In the message Israel claimed that “numerous steps were taken to mitigate the risk of harming civilians, including issuing advance warnings to the civilian population in the area,” and said the location of the targets was “a further example of how Hezbollah systematically embedded its military infrastructure in civilian areas.”
The claims have not been independently verified.
The IDF had issued an instruction for civilians to leave the area yesterday. About 1.2 million people are already believed to have been internally displaced by Israeli attacks inside Lebanon according to Lebanese authority figures.
The Palestinian Authority’s ambassador to the UK, Husam Zomlot, has called on US president-elect Donald Trump to act immediately to intervene in the Middle East conflict, and not wait until he takes office in January.
Speaking on Al Arabiya News, Zomlot said:
There is no time to waste now.

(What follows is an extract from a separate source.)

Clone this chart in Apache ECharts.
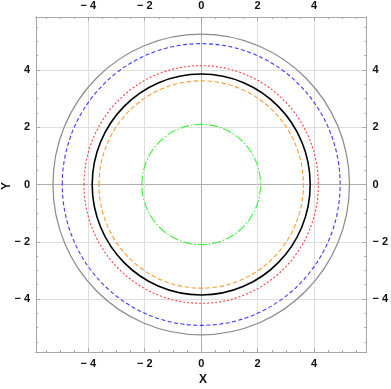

And we do not expect president-elect Trump to wait until January. That will not be delivering his promise. That will be the worst start. Because people are losing their lives in huge numbers. Their livelihoods are being destroyed. So, we need it now and this is the real test.
Zomlot admitted that Palestinians had a mixed experience during Trump’s first term in office, saying “President Trump at that time promised peace. However, what we received was not exactly what we would accept, and we made our position absolutely bluntly clear.”
He said that the whole world knew the cause of the conflict, and that the US should actively pursue the cause of Palestinian statehood. He told viewers:
The root cause is very well known to the world and to everyone. The root cause is the illegal occupation, is the illegal colonisation, the besiegement, the subjugation of the people, the system of apartheid that is imposed on the Palestinian people for decades.
Our engagement has got to be based on a US position that is clear to be in alignment with international law, with international consensus, clear that it wants to establish a state of Palestine. If the new administration goes with that, of course they will have partners in us.